WRITTEN REQUEST
Which lines hold the string "drawn"? Copy every one of them.
============
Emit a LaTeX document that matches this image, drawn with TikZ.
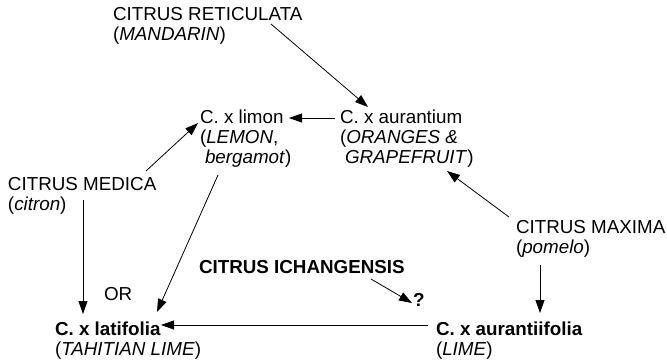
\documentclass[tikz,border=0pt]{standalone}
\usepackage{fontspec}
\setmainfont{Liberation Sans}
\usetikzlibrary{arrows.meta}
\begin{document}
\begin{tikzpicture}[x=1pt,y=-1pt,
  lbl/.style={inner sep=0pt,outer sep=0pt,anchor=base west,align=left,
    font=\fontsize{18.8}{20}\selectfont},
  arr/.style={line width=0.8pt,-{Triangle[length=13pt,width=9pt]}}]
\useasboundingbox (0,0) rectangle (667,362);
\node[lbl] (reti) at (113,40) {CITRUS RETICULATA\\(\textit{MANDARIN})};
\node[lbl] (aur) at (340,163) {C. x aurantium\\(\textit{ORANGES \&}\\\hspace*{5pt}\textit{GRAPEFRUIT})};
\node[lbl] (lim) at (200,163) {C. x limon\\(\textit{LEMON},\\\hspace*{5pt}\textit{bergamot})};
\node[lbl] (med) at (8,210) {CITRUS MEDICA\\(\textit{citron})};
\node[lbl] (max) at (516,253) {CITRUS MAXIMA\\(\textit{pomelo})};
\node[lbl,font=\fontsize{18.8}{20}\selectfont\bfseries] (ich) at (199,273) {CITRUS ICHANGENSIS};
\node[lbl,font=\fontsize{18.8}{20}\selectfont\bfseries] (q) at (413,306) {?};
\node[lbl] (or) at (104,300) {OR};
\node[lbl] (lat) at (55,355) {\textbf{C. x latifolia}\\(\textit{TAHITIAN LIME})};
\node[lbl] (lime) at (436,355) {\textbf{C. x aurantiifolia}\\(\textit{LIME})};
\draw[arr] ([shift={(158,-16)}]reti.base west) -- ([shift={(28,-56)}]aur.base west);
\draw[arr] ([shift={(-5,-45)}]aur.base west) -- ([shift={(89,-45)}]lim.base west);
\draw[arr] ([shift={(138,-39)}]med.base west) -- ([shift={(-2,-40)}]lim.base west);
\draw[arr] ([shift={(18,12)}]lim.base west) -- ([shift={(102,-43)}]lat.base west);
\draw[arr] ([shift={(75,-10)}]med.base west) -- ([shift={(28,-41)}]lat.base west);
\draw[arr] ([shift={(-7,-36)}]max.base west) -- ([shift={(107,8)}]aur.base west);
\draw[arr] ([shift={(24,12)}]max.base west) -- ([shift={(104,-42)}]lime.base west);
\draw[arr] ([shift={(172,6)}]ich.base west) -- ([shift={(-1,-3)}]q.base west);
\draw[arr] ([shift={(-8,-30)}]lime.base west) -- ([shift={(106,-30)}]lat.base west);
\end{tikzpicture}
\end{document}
============
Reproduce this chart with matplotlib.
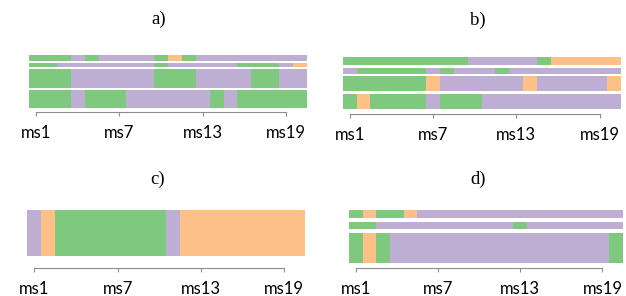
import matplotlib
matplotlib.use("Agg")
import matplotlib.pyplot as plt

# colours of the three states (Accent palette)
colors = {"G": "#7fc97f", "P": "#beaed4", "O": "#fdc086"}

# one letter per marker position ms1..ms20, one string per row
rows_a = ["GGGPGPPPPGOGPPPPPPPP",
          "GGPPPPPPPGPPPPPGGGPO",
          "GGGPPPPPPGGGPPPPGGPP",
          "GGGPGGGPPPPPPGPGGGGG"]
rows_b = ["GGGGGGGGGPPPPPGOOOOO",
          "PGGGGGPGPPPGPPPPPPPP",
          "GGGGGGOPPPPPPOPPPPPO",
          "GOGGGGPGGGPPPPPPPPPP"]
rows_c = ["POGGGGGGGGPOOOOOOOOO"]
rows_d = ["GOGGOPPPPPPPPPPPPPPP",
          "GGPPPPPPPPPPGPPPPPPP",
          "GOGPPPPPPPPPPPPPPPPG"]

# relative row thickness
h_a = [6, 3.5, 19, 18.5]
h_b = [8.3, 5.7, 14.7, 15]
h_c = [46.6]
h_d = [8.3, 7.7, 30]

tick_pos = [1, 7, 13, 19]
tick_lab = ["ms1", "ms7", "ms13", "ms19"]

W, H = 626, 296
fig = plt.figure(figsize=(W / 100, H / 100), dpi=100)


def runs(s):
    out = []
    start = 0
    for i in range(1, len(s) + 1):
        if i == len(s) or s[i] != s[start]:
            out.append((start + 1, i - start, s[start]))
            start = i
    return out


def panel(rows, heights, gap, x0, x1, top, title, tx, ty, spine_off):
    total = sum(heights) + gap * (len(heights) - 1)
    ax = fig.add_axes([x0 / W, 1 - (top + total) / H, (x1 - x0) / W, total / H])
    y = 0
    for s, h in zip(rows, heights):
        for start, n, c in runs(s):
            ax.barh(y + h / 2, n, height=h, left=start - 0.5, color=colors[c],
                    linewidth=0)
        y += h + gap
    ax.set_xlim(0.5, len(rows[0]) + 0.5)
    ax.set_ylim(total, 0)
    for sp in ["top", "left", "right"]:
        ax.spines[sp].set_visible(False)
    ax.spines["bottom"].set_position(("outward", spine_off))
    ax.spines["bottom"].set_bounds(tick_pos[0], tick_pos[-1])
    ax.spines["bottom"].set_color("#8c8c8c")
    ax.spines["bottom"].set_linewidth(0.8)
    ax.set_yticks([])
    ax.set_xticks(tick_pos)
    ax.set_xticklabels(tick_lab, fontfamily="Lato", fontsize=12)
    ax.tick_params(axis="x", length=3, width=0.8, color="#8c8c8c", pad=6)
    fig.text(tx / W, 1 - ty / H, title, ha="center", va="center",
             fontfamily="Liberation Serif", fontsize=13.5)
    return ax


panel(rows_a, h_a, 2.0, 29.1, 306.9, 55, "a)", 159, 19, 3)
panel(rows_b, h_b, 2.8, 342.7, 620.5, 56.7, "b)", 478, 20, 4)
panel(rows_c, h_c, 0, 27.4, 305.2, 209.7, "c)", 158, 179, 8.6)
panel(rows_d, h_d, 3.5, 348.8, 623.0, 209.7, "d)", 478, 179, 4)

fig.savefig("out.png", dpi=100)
============
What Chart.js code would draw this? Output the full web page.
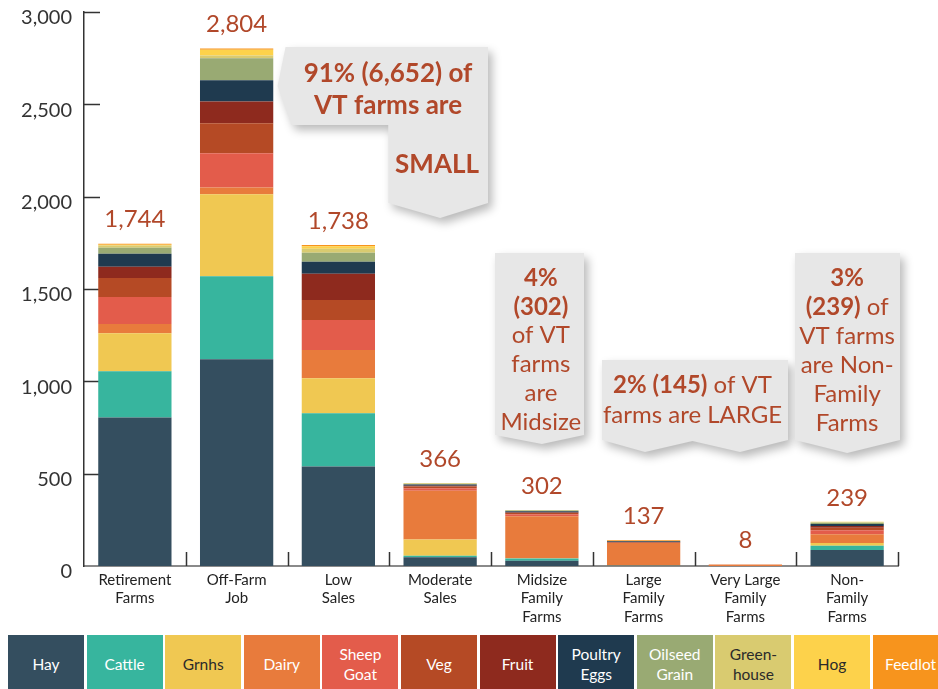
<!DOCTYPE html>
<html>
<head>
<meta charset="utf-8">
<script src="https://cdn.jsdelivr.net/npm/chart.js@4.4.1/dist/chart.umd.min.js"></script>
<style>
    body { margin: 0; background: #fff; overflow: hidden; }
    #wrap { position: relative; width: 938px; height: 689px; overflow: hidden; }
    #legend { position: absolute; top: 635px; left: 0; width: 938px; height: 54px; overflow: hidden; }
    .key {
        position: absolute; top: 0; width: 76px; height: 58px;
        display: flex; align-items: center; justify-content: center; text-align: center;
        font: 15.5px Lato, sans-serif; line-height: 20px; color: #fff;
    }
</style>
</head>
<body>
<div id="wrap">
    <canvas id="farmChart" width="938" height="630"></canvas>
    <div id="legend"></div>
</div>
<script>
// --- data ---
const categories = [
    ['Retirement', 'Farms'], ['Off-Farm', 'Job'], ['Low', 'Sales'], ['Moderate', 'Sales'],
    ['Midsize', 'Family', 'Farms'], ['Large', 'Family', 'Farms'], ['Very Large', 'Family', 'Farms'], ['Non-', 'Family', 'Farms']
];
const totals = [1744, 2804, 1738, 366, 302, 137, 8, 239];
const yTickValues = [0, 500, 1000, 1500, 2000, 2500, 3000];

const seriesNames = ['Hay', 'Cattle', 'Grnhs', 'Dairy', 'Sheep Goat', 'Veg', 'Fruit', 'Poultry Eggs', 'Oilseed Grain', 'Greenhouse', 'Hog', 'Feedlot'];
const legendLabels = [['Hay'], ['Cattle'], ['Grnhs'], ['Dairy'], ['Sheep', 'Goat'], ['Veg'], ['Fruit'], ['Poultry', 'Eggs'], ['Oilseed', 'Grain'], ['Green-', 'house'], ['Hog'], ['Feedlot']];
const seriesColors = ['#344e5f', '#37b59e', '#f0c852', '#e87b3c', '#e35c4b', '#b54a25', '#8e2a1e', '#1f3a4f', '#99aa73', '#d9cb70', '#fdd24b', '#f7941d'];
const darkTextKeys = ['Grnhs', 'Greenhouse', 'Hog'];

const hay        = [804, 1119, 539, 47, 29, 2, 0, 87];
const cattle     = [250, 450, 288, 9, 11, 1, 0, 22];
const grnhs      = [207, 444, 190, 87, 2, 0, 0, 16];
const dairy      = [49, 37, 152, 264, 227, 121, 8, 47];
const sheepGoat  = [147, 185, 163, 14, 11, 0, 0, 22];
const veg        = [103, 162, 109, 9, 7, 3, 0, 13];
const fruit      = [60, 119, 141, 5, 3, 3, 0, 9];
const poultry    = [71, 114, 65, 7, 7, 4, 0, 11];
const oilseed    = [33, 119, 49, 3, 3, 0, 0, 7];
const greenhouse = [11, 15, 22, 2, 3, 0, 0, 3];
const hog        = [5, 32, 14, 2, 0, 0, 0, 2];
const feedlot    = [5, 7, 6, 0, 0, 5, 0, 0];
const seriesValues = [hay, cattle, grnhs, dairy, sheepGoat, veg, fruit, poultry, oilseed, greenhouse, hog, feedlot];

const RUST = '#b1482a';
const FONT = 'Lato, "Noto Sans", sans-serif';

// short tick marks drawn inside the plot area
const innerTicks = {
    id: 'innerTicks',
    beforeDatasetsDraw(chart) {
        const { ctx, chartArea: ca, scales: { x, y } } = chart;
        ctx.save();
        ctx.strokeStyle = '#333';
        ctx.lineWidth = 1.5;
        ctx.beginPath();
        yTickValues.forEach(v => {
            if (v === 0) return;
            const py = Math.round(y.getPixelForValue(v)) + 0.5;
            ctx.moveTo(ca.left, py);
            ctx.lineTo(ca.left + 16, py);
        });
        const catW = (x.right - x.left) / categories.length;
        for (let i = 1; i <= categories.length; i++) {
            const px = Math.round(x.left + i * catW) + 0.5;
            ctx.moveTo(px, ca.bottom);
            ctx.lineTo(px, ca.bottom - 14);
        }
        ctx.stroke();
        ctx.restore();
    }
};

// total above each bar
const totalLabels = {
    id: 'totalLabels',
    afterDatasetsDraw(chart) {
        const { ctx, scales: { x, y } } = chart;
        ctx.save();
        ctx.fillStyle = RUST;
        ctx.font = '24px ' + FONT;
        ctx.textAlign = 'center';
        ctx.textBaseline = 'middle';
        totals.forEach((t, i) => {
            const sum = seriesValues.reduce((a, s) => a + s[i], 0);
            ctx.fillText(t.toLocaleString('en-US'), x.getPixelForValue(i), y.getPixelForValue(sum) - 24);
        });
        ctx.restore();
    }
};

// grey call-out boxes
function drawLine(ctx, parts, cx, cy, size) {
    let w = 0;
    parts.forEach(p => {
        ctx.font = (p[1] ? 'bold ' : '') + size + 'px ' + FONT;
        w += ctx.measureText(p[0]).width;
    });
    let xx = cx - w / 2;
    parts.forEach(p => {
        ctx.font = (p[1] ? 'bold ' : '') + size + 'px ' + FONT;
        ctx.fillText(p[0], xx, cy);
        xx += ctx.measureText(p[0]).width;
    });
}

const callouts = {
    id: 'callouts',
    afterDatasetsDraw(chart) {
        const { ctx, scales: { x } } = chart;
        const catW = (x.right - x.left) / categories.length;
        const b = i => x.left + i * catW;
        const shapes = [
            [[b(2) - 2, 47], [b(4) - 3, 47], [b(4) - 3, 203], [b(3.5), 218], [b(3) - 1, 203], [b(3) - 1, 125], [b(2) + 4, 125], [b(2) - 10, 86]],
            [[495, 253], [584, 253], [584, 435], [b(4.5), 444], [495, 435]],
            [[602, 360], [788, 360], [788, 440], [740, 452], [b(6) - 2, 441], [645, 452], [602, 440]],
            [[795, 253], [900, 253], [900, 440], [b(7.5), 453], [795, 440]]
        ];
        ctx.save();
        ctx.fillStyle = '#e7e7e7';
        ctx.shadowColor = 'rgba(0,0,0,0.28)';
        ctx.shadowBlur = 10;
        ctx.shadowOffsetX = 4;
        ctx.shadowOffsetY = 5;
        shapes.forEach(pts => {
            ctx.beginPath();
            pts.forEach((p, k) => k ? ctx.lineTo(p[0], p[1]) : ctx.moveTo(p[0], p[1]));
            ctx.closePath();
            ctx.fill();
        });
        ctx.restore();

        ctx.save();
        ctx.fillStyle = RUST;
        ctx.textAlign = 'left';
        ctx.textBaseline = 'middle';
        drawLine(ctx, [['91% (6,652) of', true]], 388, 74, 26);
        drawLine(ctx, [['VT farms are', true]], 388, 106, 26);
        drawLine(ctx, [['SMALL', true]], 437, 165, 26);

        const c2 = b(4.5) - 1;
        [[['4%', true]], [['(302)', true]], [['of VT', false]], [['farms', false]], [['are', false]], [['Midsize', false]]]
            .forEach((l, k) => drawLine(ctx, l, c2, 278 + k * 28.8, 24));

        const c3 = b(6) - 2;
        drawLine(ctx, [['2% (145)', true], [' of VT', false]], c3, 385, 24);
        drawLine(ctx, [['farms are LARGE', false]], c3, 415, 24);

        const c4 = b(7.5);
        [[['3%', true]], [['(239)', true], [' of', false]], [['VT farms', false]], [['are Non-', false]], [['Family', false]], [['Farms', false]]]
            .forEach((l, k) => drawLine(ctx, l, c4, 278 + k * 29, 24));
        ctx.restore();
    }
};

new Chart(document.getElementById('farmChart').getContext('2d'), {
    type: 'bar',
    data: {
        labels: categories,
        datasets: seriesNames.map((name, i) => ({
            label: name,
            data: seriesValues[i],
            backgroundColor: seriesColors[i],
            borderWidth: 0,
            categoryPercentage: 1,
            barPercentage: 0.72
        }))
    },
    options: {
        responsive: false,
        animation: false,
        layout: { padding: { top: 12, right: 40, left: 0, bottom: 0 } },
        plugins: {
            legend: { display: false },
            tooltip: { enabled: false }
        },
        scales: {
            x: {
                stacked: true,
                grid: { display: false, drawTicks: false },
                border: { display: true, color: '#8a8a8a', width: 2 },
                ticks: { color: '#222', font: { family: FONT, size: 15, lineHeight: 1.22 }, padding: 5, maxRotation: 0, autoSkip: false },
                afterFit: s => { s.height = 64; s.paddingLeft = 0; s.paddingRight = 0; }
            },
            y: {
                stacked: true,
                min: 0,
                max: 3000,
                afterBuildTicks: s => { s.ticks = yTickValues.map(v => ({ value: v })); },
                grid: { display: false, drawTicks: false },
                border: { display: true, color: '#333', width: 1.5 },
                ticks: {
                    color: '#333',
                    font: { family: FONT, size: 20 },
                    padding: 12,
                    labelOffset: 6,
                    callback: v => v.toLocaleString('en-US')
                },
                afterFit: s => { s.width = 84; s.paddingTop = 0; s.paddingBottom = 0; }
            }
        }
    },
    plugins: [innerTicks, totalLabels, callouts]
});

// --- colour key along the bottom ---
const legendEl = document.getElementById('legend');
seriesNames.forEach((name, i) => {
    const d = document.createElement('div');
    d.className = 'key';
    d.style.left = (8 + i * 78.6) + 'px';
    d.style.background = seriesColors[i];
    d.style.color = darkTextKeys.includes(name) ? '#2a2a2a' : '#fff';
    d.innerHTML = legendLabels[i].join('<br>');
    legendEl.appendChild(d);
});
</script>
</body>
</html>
============
ANSWER TO THE PROBLEM
Emit a LaTeX document that matches this image, drawn with TikZ.
// short tick marks drawn inside the plot area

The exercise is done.